There’s a middle ground where most businesses fail. They have "okay" ads, an "okay" product, and an "okay" price. Their SPM is just high enough to break even on ad spend, but not high enough to pay for staff, rent, or growth.

This is the most dangerous place to be. You're working hard just to stay in the same place. To get out of the dead zone, your SPM must be high enough to provide a 3x or 4x return on ad spend (ROAS). Anything less is just a hobby that's eating your time.

Actionable Steps to Boost Your SPM Today

You don't need a degree in data science to fix this. You just need to be honest about where the friction is.

First, audit your checkout. Go through it on your phone. If you get annoyed at any point, your customers are too. Fix the load times. Remove the unnecessary fields.

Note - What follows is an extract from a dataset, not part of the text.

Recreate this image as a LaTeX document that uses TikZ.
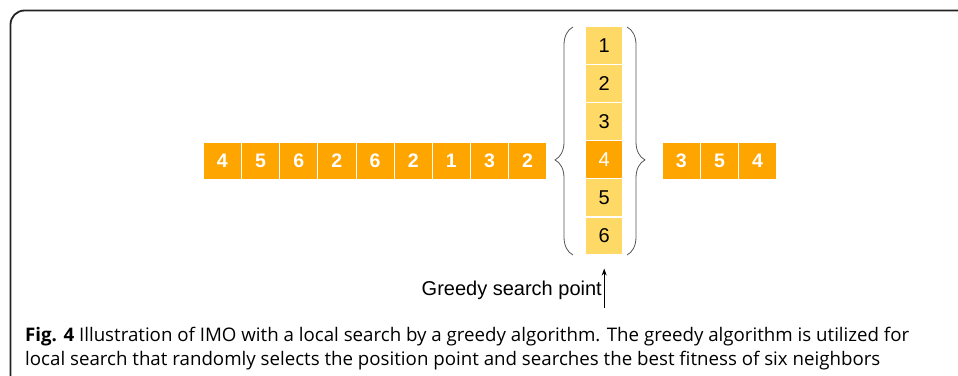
\documentclass[tikz,border=0pt]{standalone}
\usepackage{fontspec}
\setmainfont{Liberation Sans}
\newfontfamily\capfont{Open Sans}
\usetikzlibrary{decorations.pathreplacing,arrows.meta}
\definecolor{genorange}{HTML}{FFA500}
\definecolor{genlight}{HTML}{FFD966}
\definecolor{framegray}{HTML}{222222}
\definecolor{bracegray}{HTML}{555555}
\tikzset{
  gene/.style={rectangle, fill=genorange, draw=white, line width=0.8pt,
    minimum width=38.16pt, minimum height=36.3pt, inner sep=0pt,
    text=white, font=\fontsize{19.5}{19.5}\selectfont\bfseries},
  cand/.style={rectangle, fill=genlight, draw=white, line width=1.2pt,
    minimum width=37pt, minimum height=38.05pt, inner sep=0pt,
    text=black, font=\fontsize{20}{20}\selectfont},
  picked/.style={cand, fill=genorange, text=white},
  bracepath/.style={draw=bracegray, line width=0.8pt,
    decorate, decoration={brace, amplitude=18pt}},
  captext/.style={anchor=base west, inner sep=0pt, text=black,
    font=\capfont\fontsize{18.7}{18.7}\selectfont}
}
\begin{document}
\begin{tikzpicture}[x=1pt, y=-1pt]
\useasboundingbox (0,0) rectangle (958,375);
% open frame of the figure panel
\draw[framegray, line width=1.8pt, rounded corners=14pt]
  (10.5,376) -- (10.5,10.5) -- (960,10.5);
% chromosome, left part
\foreach \v [count=\i] in {4,5,6,2,6,2,1,3,2}
  \node[gene] (r\i) at ({203.3+19.08+38.16*(\i-1)},160.9) {\v};
% candidate values at the search point
\foreach \v [count=\i] in {1,2,3,4,5,6}
  \node[cand] (c\i) at (604.2,{45.7+38.05*(\i-1)}) {\v};
\node[picked] at (c4) {4};
% chromosome, right part
\foreach \v [count=\i] in {3,5,4}
  \node[gene] (s\i) at ({681.4+38.13*(\i-1)},160.9) {\v};
% braces round the candidates
\draw[bracepath, decoration={aspect=0.417}] (573,255) -- (573,27);
\draw[bracepath, decoration={aspect=0.583}] (627,27) -- (627,255);
% search point marker
\coordinate (arrbase) at (604.2,308);
\draw[-{Stealth[length=7pt,width=5pt]}, line width=0.7pt]
  (arrbase) -- ([yshift=-13pt]c6.south);
\node[anchor=east, inner sep=0pt, font=\fontsize{20}{20}\selectfont]
  (glabel) at (602,290) {Greedy search point};
% caption
\node[captext] (cap1) at (25,341)
  {\textbf{Fig. 4} Illustration of IMO with a local search by a greedy algorithm. The greedy algorithm is utilized for};
\node[captext] (cap2) at (25,365.7)
  {local search that randomly selects the position point and searches the best fitness of six neighbors};
\end{tikzpicture}
\end{document}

Second, look at your bundles. If your average customer buys one item, create a "Best Sellers Bundle" that includes three. Give them a 15% discount for buying the bundle. Your SPM will thank you because your AOV just doubled.

Third, kill the underperforming ads. Don't fall in love with a video just because it was expensive to produce. If the SPM is low after 2,000 impressions, kill it. Move on. The market has spoken.

Finally, focus on retention. The easiest way to have a high SPM is to show ads to people who have already bought from you. They already trust you. Their conversion rate will be 5x higher than a "cold" audience. This is the ultimate "cheat code" for revenue density.

Your SPM must be high because the digital landscape is only getting more expensive. Inventory on platforms like Instagram and TikTok is finite. As more big players move their budgets from TV to digital, the cost to reach those "thousand people" will only go up. If you haven't optimized your revenue per impression now, you won't be able to afford to play the game a year from now.

Take a hard look at your metrics this week. Don't look at the likes or the shares. Look at the SPM. That's the only number that tells you if you actually have a business or just an expensive megaphone.

Stop chasing clicks and start chasing revenue density. Optimize the offer, tighten the creative, and make sure every thousand people who see your face are worth the investment.